Cryptocurrency investment scams — including the notorious "pig butchering" variant — follow a predictable playbook. Understanding each stage makes them easier to recognize before you lose money.
Stage 1: The Setup (Days 1–14)
Initial contact appears accidental — a wrong number text, a random social media connection request, or a dating app match. The "person" is friendly, attractive (from stolen photos), and immediately relatable. They may live in your city or have similar interests to yours.
Stage 2: Trust Building (Weeks 2–8)
Daily contact builds genuine emotional connection.

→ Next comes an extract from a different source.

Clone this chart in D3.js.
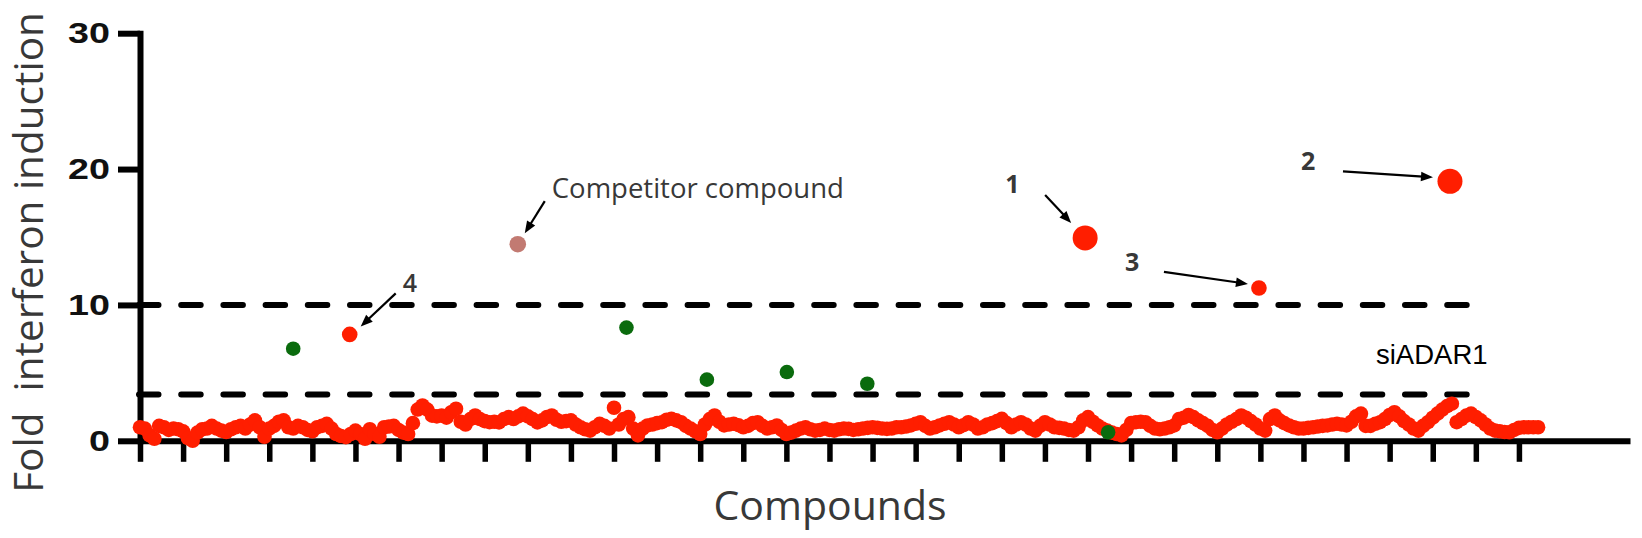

They share personal stories (often tragic ones that explain their wealth — a deceased wealthy parent, a successful tech background). They listen attentively and remember details. There's no immediate ask for money.
Stage 3: The Investment Introduction (Week 6–10)
Almost casually, they mention making money through cryptocurrency. They're reluctant to share their "method" at first. Eventually they agree to show you. They direct you to a platform they control or one that looks legitimate.
Stage 4: Small Wins (Weeks 8–12)
Your initial small investment shows impressive returns. You can withdraw small amounts to "prove" it's real. You invest more. The platform's fake dashboard shows growing profits.
Stage 5: The Big Ask
A "limited opportunity" or manufactured crisis requires a large additional investment. Your contact may encourage taking out loans or tapping retirement accounts.
Stage 6: The Exit Scam
When you try to withdraw your larger investment, you're told you must pay "taxes," "fees," or "insurance." No matter what you pay, more fees appear. Eventually, contact disappears.
If You Suspect This Is Happening
Stop sending money immediately. Don't let embarrassment delay action. Report to the FBI at ic3.gov and the FTC. Consult a licensed attorney before engaging any "recovery" company.